Crocs heads into its Q1 2026 earnings report with a notable shift in analyst sentiment colliding with a still-meaningful short position — and the two are pulling in opposite directions.
The analyst story is the most interesting development ahead of the print. Baird upgraded the stock to Outperform this morning, lifting its target from $115 to $150 — a move that lands on the day of the earnings release itself and signals conviction rather than caution. Bank of America raised its target to $145 earlier in the week while holding its Buy rating. The direction of travel is clear: targets across the board have been moving higher since the Q4 print in February, and the consensus has climbed well above where most neutral-to-bearish analysts were anchored just three months ago. Goldman Sachs, still rated Sell with a $81 target, is the notable outlier — the stock closed at $120.65, meaning the firm is already deeply offside if the recent 16% monthly rally holds.
The bull case rests on North America momentum, the turnaround narrative around Hey Dude, and a valuation that remains genuinely cheap for a consumer brand: the forward P/E is running near 8.5x and EV/EBITDA near 7.5x. Bears point to the drag from Hey Dude underperformance, potential tariff and cost headwinds, and consumer spending uncertainty that could pressure the wholesale channel. The consensus is a lukewarm hold — five buys, eight holds — but the recent flurry of upgrades and target raises suggests the Street is warming up. The mean target of $117.25 now sits slightly below the current price, though the Baird and BofA moves push the upper end of active bulls to the $145-$150 range.
Short positioning complicates the picture. Nearly 10% of the free float is sold short — a genuinely elevated level for a consumer brand — and that position grew roughly 11% over the past month. It did ease about 7% on the week, though, suggesting some covering into the run-up. Borrow conditions offer no particular tension: cost to borrow is a modest 0.52%, and availability is ample at 302%, well below the year's tightest levels. The ORTEX short score has drifted lower over the past week to 59.6 from a recent peak near 63, consistent with short sellers reducing rather than adding risk into the print.

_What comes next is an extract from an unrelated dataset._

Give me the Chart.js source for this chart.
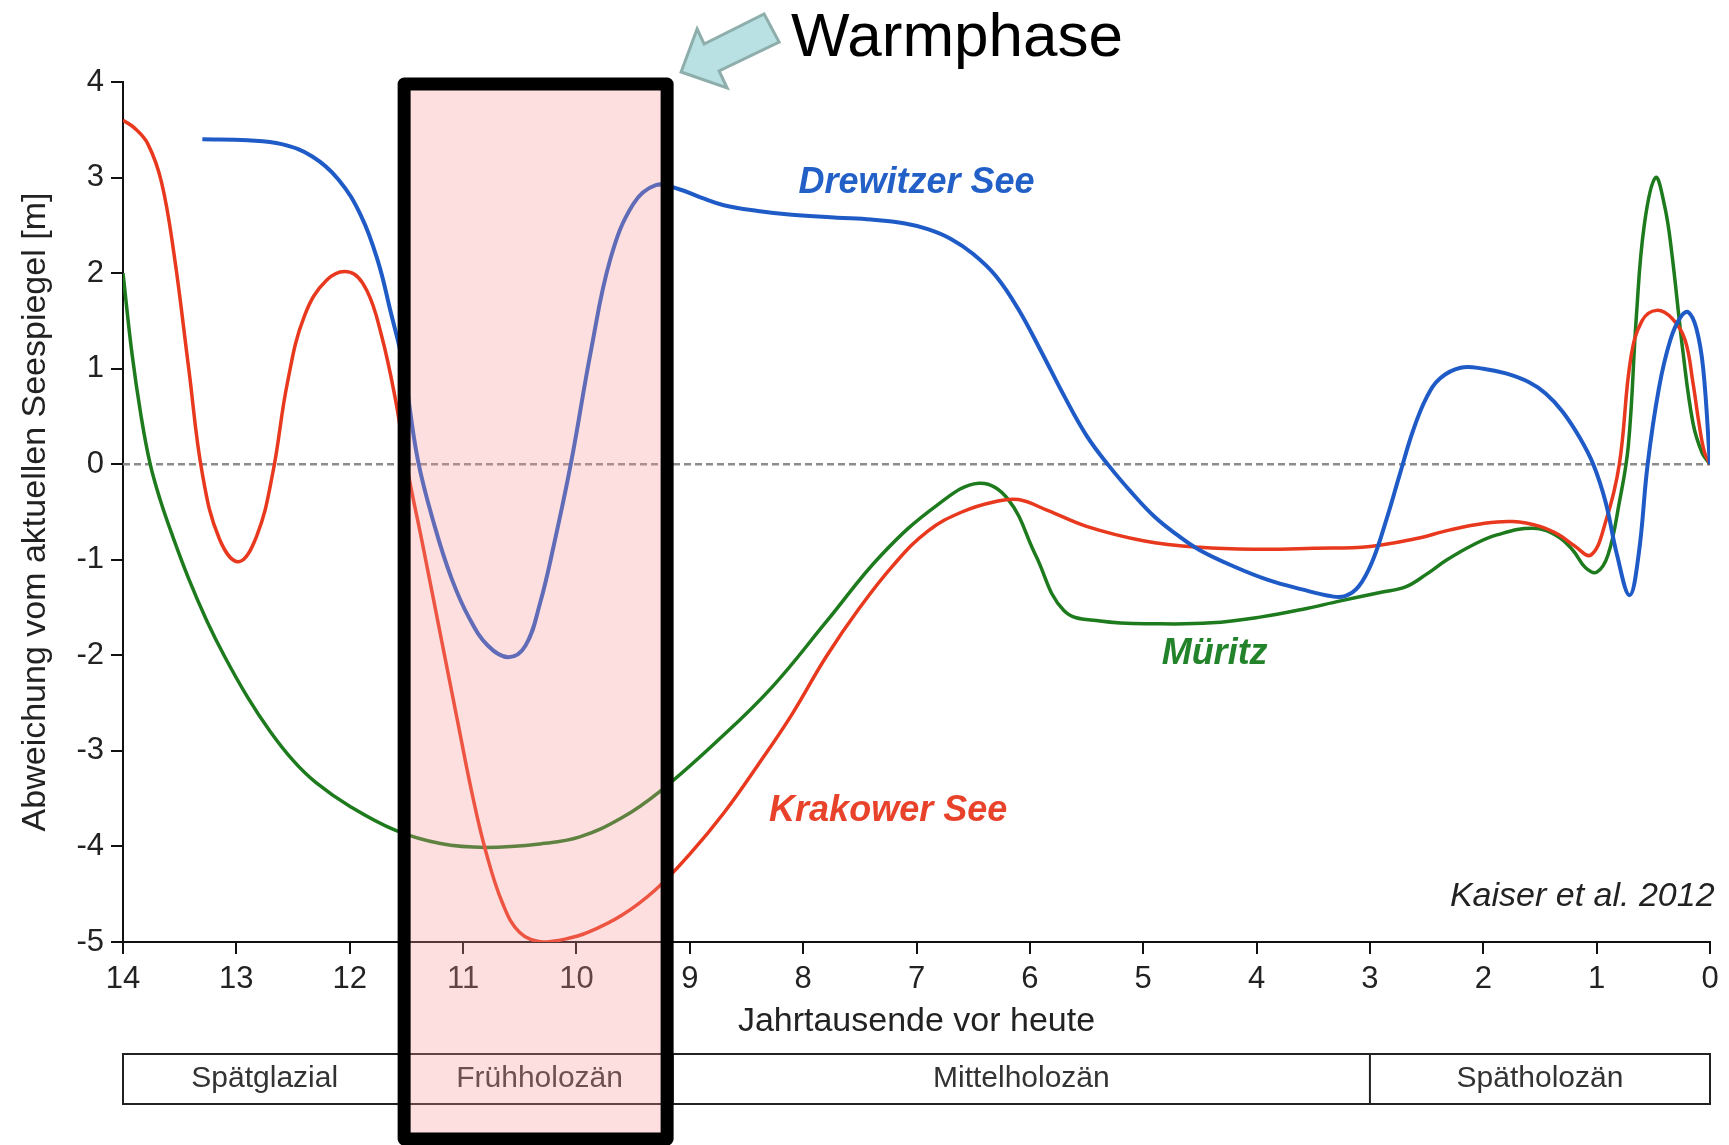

Options positioning reads as broadly neutral. The put/call ratio is 0.81, almost exactly in line with its 20-day average, with a z-score near zero. There is no unusual hedging demand, no aggressive call-buying — the options market is not expressing a strong directional view either way. The last two earnings prints produced modest positive moves, with the stock rising roughly 3.7% on the day and holding those gains over the following week. The February 2026 print was the outlier, delivering a 17% single-day gain. The question this print will test is whether the re-rating in analyst sentiment — and the stock's 16% surge this month — is justified by actual improvement in Hey Dude and North America revenue, or whether the bar has simply moved too high to clear cleanly.